Anche verso la fine, quando diventa drammatica, la narrazione conserva la sua misura ed il suo equilibrio. Anche quando i fatti precipitano ed i sentimenti diventano sempre più scuri, potenti ed ingovernabili, come le tragedie che si consumano, il tono del racconto rimane obiettivo e neutro, senza pathos. Almeno questa è la mia impressione.
Il ciclo dei vinti si conclude con l’amara constatazione che ognuno alla fine è causa del suo male, un male che pare raddoppiarsi ed aggiungersi a quello di cui non si è responsabili, perchè ci è toccato in sorte, proprio quando ci affanniamo ad uscirne.

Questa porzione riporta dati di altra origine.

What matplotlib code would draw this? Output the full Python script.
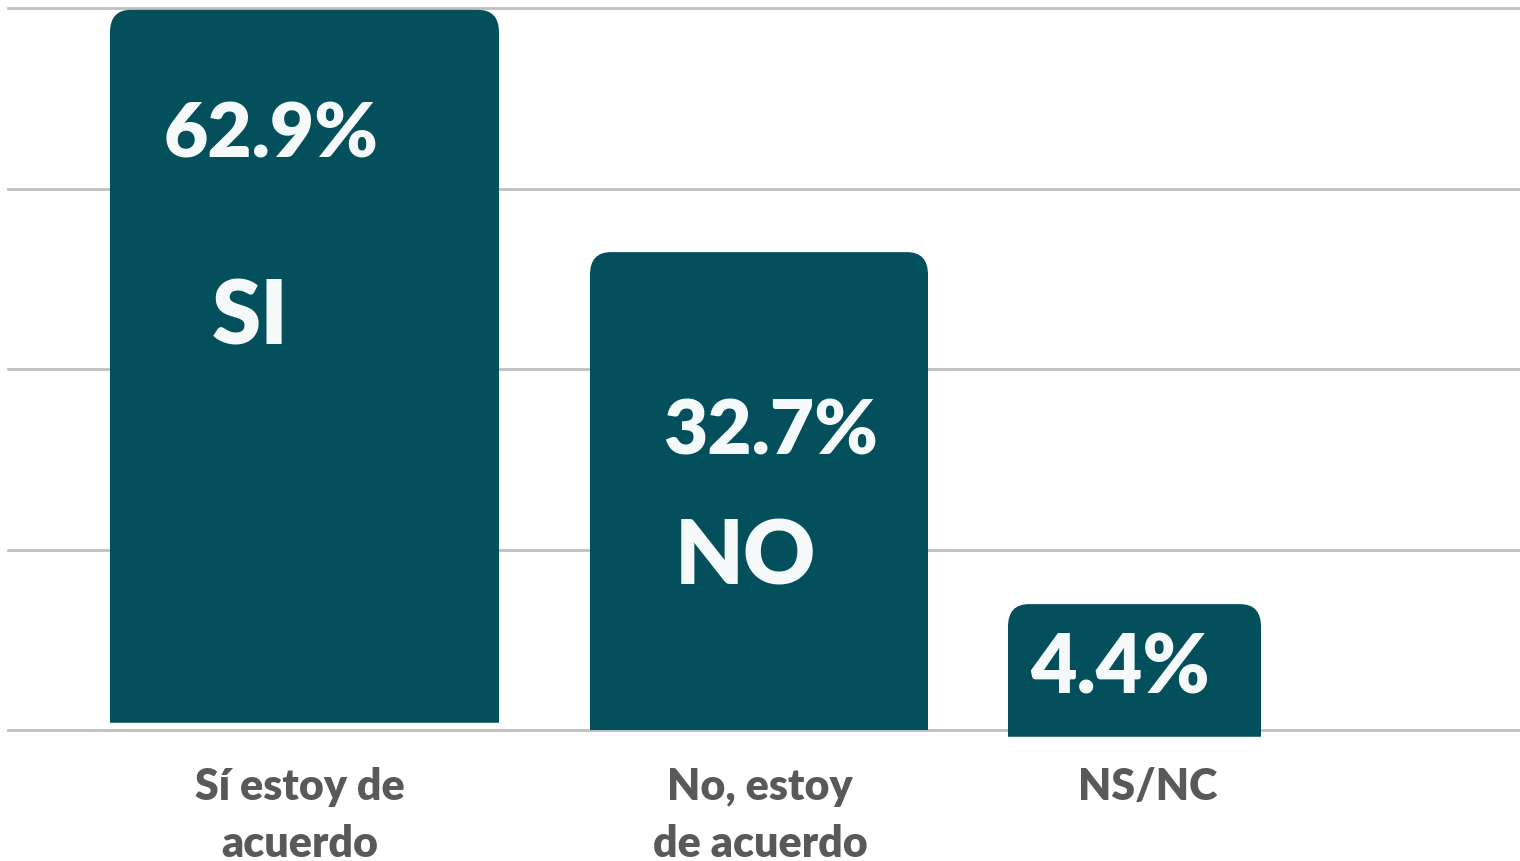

Forse è questa la lezione che dobbiamo imparare dalla vita, i cui eventi inaspettati ci costringono a ricrederci su molte cose, a ridimensionare pretese, aspettative e convincimenti. Chissà se anche le due adolescenti alla fine si accorgono che non basta essere belle e desiderabili per tenere il male lontano e che anzi, proprio quella vanità, che le spingeva ad evitare le coetanee brutte o sfigate, alla fine si ritorce contro di loro…
Neppure stavolta l’autrice prende posizione, in modo aperto, eppure ci lascia intuire che qualcosa è cambiato nella coscienza delle due giovani donne. Come spesso accade le tragedie annientano anche il male, oltre che il bene, ed è forse per questo che, crollati i miraggi che le avevano allontanate, tornano di nuovo a cercarsi ed a volersi bene, come a dire che quando ci si è scelti e ci si ama veramente, quel sentimento può lenire la sofferenza. Imparata la lezione, e con umiltà, si può ricominciare.